The program’s first of six meetings was held Sept. 11.
“One of the main things I’m trying to get out of this is the relationship with other students of other departments,” Desai said.
It appears to be working. Consider how much Desai and two other student participants learned about their fellow students during the first meeting:
• Desai had not known about speech-language pathology’s role in diagnosing swallowing disorders.
• MLS student participant Cristopher Rodriguez learned about the healthcare role of biomedical science researchers.
• Second-year Physical Therapy student Sheena Caramba satisfied her curiosity about what medical laboratory scientists do.
The meeting included an assessment to gauge the students’ areas of strength, which carried over into team activities.

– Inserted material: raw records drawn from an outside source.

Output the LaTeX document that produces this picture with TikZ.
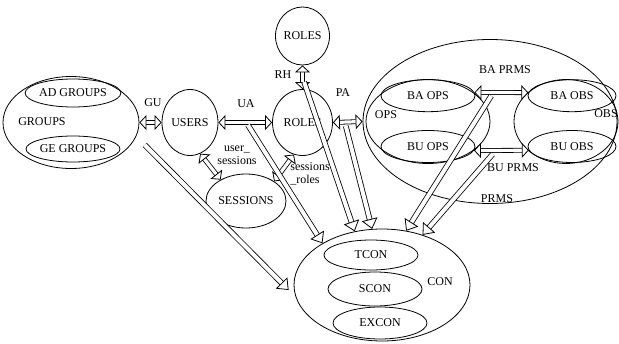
\documentclass[tikz,border=0pt]{standalone}
\usepackage{fontspec}
\setmainfont{Liberation Serif}
\usetikzlibrary{positioning, shapes.geometric, arrows.meta}

\begin{document}
\begin{tikzpicture}[x=1pt, y=-1pt, thick, font=\fontsize{12}{13}\selectfont,
    main/.style = {draw, ellipse, inner sep=0pt},
    lbl/.style = {inner sep=1pt, align=left},
    hsmall/.tip = {Triangle[color=black, fill=white, line width=.8pt, length=7pt, width=15pt]},
    hbig/.tip = {Triangle[color=black, fill=white, line width=.8pt, length=10pt, width=16pt]},
    both/.style = {draw=none,
        preaction = {draw, double, double distance=3.2pt, line width=.8pt, shorten <=4pt, shorten >=4pt},
        postaction = {draw=white, line width=.8pt, hsmall-hsmall}},
    into/.style = {draw=none,
        preaction = {draw, double, double distance=4pt, line width=.8pt, shorten >=#1+5pt},
        postaction = {draw=white, line width=.8pt, shorten >=#1, -hbig}},
    into/.default = 0pt]
    \useasboundingbox (0,0) rectangle (619,343);
    % groups
    \node[main, minimum width=136, minimum height=92] (groups) at (71,122.5) {};
    \node[main, minimum width=94, minimum height=28] (adgroups) at (73,93) {AD GROUPS};
    \node[main, minimum width=94, minimum height=26] (gegroups) at (73,149) {GE GROUPS};
    \node[lbl] (groupslbl) at (42,122) {GROUPS};
    % users, roles, sessions
    \node[main, minimum width=56, minimum height=66] (users) at (190,122.5) {USERS};
    \node[main, minimum width=60, minimum height=66] (roles) at (302.5,122.5) {ROLES};
    \node[main, minimum width=54, minimum height=58] (rolestop) at (302.5,36) {ROLES};
    \node[main, minimum width=80, minimum height=54] (sessions) at (246,201) {SESSIONS};
    % permissions
    \node[main, minimum width=254, minimum height=164] (prms) at (490,121.5) {};
    \node[main, minimum width=124, minimum height=84] (ops) at (428,121.5) {};
    \node[main, minimum width=104, minimum height=84] (obs) at (566,121.5) {};
    \node[main, minimum width=94, minimum height=32] (baops) at (428,95.7) {BA OPS};
    \node[main, minimum width=94, minimum height=32] (buops) at (428,146.5) {BU OPS};
    \node[main, minimum width=88, minimum height=32] (baobs) at (572,95.7) {BA OBS};
    \node[main, minimum width=88, minimum height=32] (buobs) at (572,146.5) {BU OBS};
    % constraints
    \node[main, minimum width=176, minimum height=112] (con) at (382,285) {};
    \node[main, minimum width=94, minimum height=30] (tcon) at (371,255) {TCON};
    \node[main, minimum width=94, minimum height=34] (scon) at (375,289) {SCON};
    \node[main, minimum width=94, minimum height=32] (excon) at (380,323) {EXCON};
    % labels
    \node[lbl] (gu) at (153,103) {GU};
    \node[lbl] (ua) at (246,104) {UA};
    \node[lbl] (rh) at (283,75) {RH};
    \node[lbl] (pa) at (343,93) {PA};
    \node[lbl] (opslbl) at (386,115) {OPS};
    \node[lbl] (obslbl) at (606,114) {OBS};
    \node[lbl] (baprms) at (505,70) {BA PRMS};
    \node[lbl] (buprms) at (513,168) {BU PRMS};
    \node[lbl] (prmslbl) at (497,199) {PRMS};
    \node[lbl] (conlbl) at (440,282) {CON};
    \node[lbl, align=center] (us) at (237,155) {user\_\\sessions};
    \node[lbl] (sr) at (310,174) {sessions\\\_roles};
    % where the constraint arrows leave
    \path (users.east) -- coordinate[pos=.52] (uamid) (roles.west);
    \path (rolestop.south) -- coordinate[pos=.5] (rhmid) (roles.north);
    \path (roles.east) -- coordinate[pos=.4] (pamid) (prms.west);
    \path (baops.4) -- coordinate[pos=.35] (bamid) (baobs.176);
    \path (buops.-5) -- coordinate[pos=.4] (bumid) (buobs.-175);
    % assignments
    \draw[both] (groups.east) -- (users.west);
    \draw[both] (users.east) -- (roles.west);
    \draw[both] (rolestop.south) -- (roles.north);
    \draw[both] (roles.east) -- (prms.west);
    \draw[both] (users.-72) -- (sessions.140);
    \draw[both] (sessions.35) -- (roles.-105);
    \draw[both] (baops.4) -- (baobs.176);
    \draw[both] (buops.-5) -- (buobs.-175);
    % constraints on everything
    \draw[into=10pt, shorten <=12pt] (groups.-12) -- (con.188);
    \draw[into, shorten <=3pt] (uamid) -- (con.145);
    \draw[into, shorten <=5pt] (rhmid) -- (con.117);
    \draw[into, shorten <=4pt] (pamid) -- (con.100);
    \draw[into, shorten <=4pt] (bamid) -- (con.66);
    \draw[into, shorten <=5pt] (bumid) -- (con.51);
\end{tikzpicture}
\end{document}
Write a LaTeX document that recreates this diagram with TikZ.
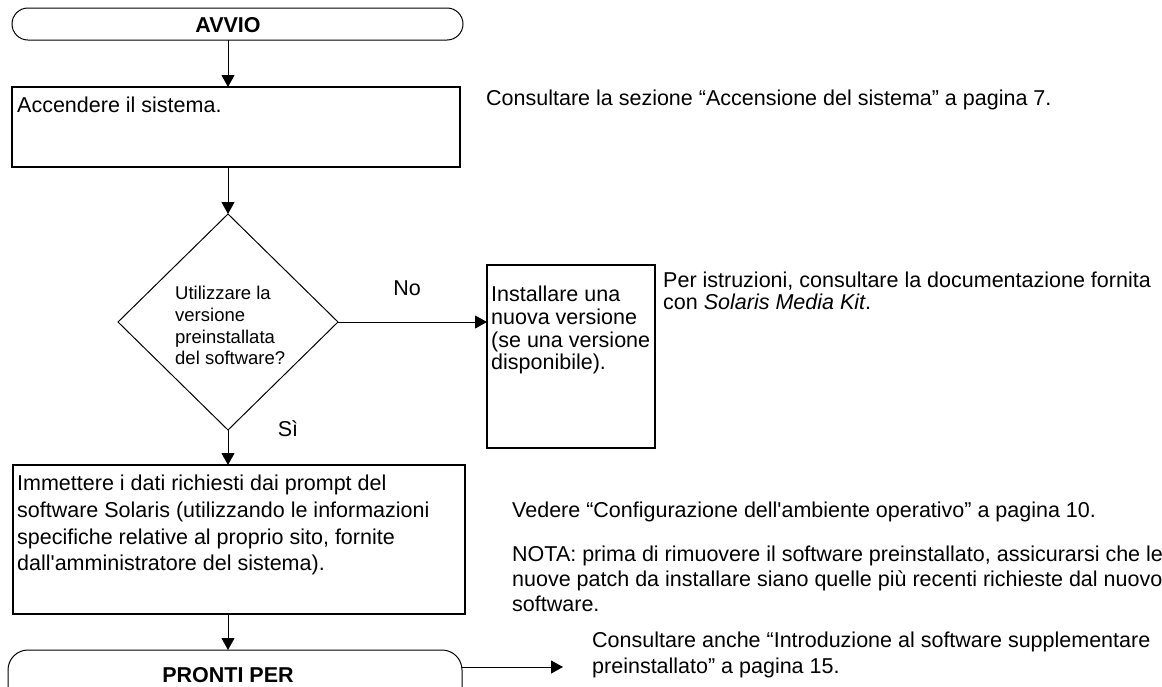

“It wasn’t like other activities where you sit and listen. It was very interactive and fun,” said Rodriguez, who is clear about his reasons for applying to the program.
“I decided to apply because it seemed like it was going to be fun and I would learn a lot about myself and how to work with the other professions in the hospitals,” he said. “I want to expose myself to that.”
For Caramba, who hopes to some day work with pediatric patients with neuromuscular disorders, the opportunity to learn about other professions was equally matched by a desire to make sure physical therapy is better understood.
“I think just getting to understand what they do and what we can do with them to help patients is key,” she said.